I used to work at Amazon the late 90s and this was the policy they followed. The apache server module written in C would leak so much that the process would have to be killed every 10 requests. The problem with the strategy was that it required a lot of CPU and RAM to startup a new process. Amazons answer was to simply throw hardware at the problem. Growing the company fast was more important than cleaning up RAM. They did get round to resolving the problems a few years later wit better architectures. This to was an example of good engineering trade offs.
> The problem with the strategy was that it required a lot of CPU and RAM to startup a new process.

It's not really kosher, but why not just keep around a fresh process that they can continually fork new handlers from?

Setting it up was expensive, so there's a good chance it involved initializing libraries, launching threads, or otherwise creating state that isn't handled correctly by fork.
"For example, PHP takes advantage of this"

I imagine the various long-running PHP node-ish async frameworks curse this history. Though PHP 7 cleaned up a lot of the leaks and inefficient memory structures.

This is clearly not my subject area. Why would we be spawning processes for HTTP requests? This sounds awful for performance.

My best guess is a security guarantee.

Not spawning, forking. Web servers were simple “accept(2) then fork(2)” loops for a long time. This is, for example, how inetd(8) works. Later, servers like Apache were optimized to “prefork” (i.e. to maintain a set of idle processes waiting for work, that would exit after a single request.)

Long-running worker threads came a long time later, and were indeed intensely criticized from a security perspective at the time, given that they’d be one use-after-free away from exposing a previous user’s password to a new user. (FCGI/WSGI was criticized for the same reason, as compared to the “clean” fork+exec subprocess model of CGI.)

Note that in the context of longer-running connection-oriented protocols, servers are still built in the “accept(2) then fork(2)” model. Postgres forks a process for each connection, for example.

One lesser-thought-about benefit of the forking model, is that it allows the OS to “see” requests; and so to apply CPU/memory/IO quotas to them, that don’t leak over onto undue impacts on successive requests against the same worker. Also, the OOM killer will just kill a request, not the whole server.

Thanks for that last paragraph, I'd never thought about that aspect of processes. Learned something new today.
PHP these days doesn't fork and spawn a new process, though it does create a new interpreter context.

In the old cgi-bin days, every web request would fork and exec a new script, whether PHP, Perl, C program, etc. That was replaced with Apache modules (or nsapi, etc), then later, with long running process pooled frameworks like fcgi, php-fpm, etc. Perl and PHP typically then didn't fork for every request. But did create a fresh interpreter context to be backward compatible, avoid memory leaks, etc. So there's still overhead, but not as heavy as fork/exec.

The (web) world used to be synchronous. Traditional Apache spawns a number of threads and then keeps each thread around for x number or requests, after which the thread is killed and a new one spawned.
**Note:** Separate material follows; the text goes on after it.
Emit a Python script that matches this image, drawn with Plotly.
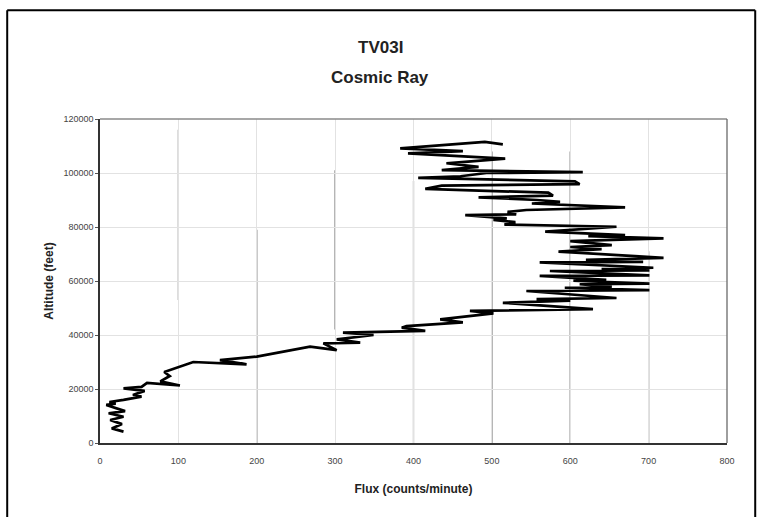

Incredibly useful feature when you're on limited hardware and want to ensure you don't memory leak yourself out of existence. Modern Apache has newer options (and of course nginx has traditionally been entirely async on multiple threads).
Killing a process is much safer than killing a thread, and the OS does cleanup.

It's not great for maximizing performance but it's not 100s of milliseconds either, forking doesn't take long; what is slow is scripting languages loading their runtimes, but you can fork after that's loaded. If hardware is cheaper than opportunity cost of adding new features (rather than debugging leaks) it makes sense.

I measured less than half a millisecond to fork, print time, and wait for child to exit.

http://paste.dy.fi/NEs/plain

So forking alone doesn't cap performance too much; one or two cores could handle >1000 requests per second (billions per month).